** START **
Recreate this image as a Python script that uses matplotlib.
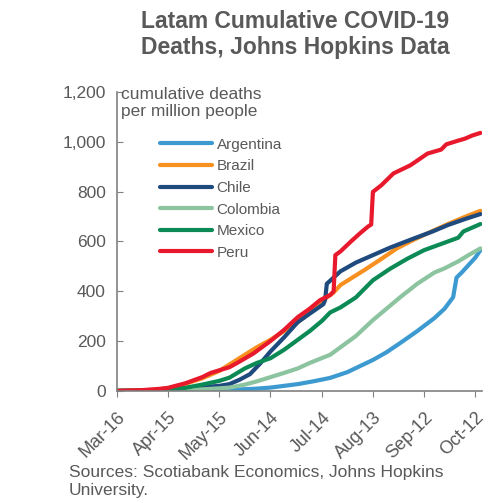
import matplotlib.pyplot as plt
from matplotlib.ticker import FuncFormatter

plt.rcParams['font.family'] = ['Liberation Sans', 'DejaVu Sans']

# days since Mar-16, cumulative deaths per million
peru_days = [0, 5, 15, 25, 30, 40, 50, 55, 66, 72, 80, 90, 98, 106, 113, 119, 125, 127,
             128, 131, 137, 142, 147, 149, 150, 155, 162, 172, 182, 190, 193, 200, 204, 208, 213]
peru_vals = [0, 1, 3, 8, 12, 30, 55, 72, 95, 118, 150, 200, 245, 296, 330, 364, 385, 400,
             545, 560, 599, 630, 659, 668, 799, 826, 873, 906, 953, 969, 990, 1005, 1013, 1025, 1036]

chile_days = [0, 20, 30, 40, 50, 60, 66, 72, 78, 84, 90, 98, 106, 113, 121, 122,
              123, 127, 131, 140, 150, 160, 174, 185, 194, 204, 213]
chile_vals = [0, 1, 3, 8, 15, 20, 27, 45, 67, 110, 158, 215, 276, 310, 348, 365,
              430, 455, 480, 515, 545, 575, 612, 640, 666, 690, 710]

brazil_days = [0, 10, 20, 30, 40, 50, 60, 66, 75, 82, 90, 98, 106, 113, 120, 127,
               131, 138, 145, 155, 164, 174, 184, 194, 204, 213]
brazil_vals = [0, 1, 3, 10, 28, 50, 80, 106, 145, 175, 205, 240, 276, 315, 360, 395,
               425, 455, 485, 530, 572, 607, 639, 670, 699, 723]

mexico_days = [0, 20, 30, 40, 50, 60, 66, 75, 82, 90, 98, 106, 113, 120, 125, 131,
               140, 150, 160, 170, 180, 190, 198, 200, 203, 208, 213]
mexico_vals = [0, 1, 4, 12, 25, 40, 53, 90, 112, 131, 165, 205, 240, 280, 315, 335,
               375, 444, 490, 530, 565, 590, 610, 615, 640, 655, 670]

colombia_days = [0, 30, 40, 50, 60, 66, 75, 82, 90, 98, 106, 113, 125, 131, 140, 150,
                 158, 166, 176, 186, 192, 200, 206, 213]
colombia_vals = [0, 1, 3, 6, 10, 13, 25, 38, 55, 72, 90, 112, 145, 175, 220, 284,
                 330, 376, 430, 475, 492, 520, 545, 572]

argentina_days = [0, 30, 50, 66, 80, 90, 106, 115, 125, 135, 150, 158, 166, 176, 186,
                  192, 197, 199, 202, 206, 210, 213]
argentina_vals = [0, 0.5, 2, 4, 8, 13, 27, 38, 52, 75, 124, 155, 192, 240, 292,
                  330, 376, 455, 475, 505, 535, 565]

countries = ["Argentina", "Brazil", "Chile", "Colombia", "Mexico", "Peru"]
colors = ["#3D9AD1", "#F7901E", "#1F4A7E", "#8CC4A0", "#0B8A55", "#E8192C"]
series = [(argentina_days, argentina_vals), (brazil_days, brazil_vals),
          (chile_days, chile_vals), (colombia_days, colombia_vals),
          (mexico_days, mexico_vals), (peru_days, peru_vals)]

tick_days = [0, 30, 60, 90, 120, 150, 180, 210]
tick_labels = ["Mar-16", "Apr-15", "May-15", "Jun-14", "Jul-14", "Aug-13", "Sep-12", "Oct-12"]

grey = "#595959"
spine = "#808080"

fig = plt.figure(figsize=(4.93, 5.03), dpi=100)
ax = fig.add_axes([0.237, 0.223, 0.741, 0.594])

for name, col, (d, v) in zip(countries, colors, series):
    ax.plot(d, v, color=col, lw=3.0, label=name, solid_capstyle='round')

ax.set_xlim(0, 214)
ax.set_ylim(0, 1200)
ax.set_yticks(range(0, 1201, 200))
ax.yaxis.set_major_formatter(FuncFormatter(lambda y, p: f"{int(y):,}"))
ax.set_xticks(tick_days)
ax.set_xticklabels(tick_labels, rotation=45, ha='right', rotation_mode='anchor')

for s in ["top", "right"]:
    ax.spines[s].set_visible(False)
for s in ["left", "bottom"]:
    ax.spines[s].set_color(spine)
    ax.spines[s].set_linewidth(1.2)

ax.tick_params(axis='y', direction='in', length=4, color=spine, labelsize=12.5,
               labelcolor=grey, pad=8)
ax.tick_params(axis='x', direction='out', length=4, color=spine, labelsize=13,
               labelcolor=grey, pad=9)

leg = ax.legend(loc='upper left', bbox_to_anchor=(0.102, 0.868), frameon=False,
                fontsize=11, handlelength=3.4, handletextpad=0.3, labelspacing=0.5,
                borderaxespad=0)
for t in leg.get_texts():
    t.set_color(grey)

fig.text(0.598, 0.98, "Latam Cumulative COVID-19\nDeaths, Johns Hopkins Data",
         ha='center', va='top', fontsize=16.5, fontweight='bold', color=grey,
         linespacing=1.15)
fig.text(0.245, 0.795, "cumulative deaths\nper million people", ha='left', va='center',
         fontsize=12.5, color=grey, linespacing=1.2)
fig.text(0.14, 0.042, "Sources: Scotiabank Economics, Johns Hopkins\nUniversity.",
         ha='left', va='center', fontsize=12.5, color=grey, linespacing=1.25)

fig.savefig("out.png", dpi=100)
** END **
*YOUR INSTRUCTIONS*
Leave the pictures out and reproduce exactly the lines from the top of the listing above through the line with "430, 455, 480, 515, 545, 575, 612, 640, 666, 690, 710]".

*OUTPUT OF THE EXERCISE*
Recreate this image as a Python script that uses matplotlib.
import matplotlib.pyplot as plt
from matplotlib.ticker import FuncFormatter

plt.rcParams['font.family'] = ['Liberation Sans', 'DejaVu Sans']

# days since Mar-16, cumulative deaths per million
peru_days = [0, 5, 15, 25, 30, 40, 50, 55, 66, 72, 80, 90, 98, 106, 113, 119, 125, 127,
             128, 131, 137, 142, 147, 149, 150, 155, 162, 172, 182, 190, 193, 200, 204, 208, 213]
peru_vals = [0, 1, 3, 8, 12, 30, 55, 72, 95, 118, 150, 200, 245, 296, 330, 364, 385, 400,
             545, 560, 599, 630, 659, 668, 799, 826, 873, 906, 953, 969, 990, 1005, 1013, 1025, 1036]

chile_days = [0, 20, 30, 40, 50, 60, 66, 72, 78, 84, 90, 98, 106, 113, 121, 122,
              123, 127, 131, 140, 150, 160, 174, 185, 194, 204, 213]
chile_vals = [0, 1, 3, 8, 15, 20, 27, 45, 67, 110, 158, 215, 276, 310, 348, 365,
              430, 455, 480, 515, 545, 575, 612, 640, 666, 690, 710]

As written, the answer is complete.